The retired RAC patrolman said he decided he must attend the court hearing in Paris on March 5.

Alan Edwards, chairman of The Airborne Assault Normandy Trust, helped Mr Berridge retrieve his medals, which are now housed at the Pegasus Bridge museum.

He has arranged for the Anglo French Association for the Merville Battery, of which he is vice-president, to pay Mr Berridge’s legal costs.

Mr Edwards said: “It feels like Tony is being harassed by the unreasonable demands of an unreasonable woman.”

Mr Berridge, who lives with partner June in Centre Rise, Horspath, is now trying to find legal representation.

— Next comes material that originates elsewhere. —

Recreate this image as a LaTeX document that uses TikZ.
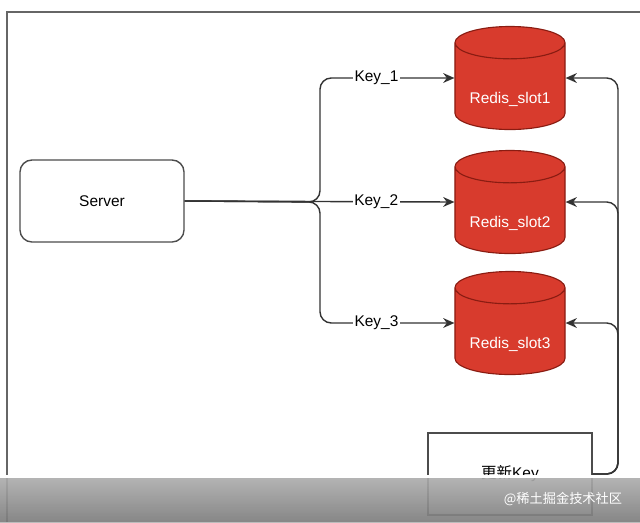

The saga began when he gave the medals to Francoise Gondrée-Anquetil in 2007, after he said she promised to give them to the museum.

He lost contact and there followed a four-year battle to find her, which saw Mr Berridge receive support from President Nicolas Sarkozy.

In 2011 he retrieved the medals.

But in January he received a summons from a French judge outlining an allegation that, in his letter to President Sarkozy, he had accused Ms Gondrée-Anquetil “of having defrauded him”.

Mr Berridge has not been summoned for a court hearing, but a private hearing byjudge Marion Potier.

He will appear in her chambers for her to determine whether the case merits a full trial.

Ms Gondrée-Anquetil said: “Mr Berridge proceeded with incorrect information, this is why an explanation has been asked for.”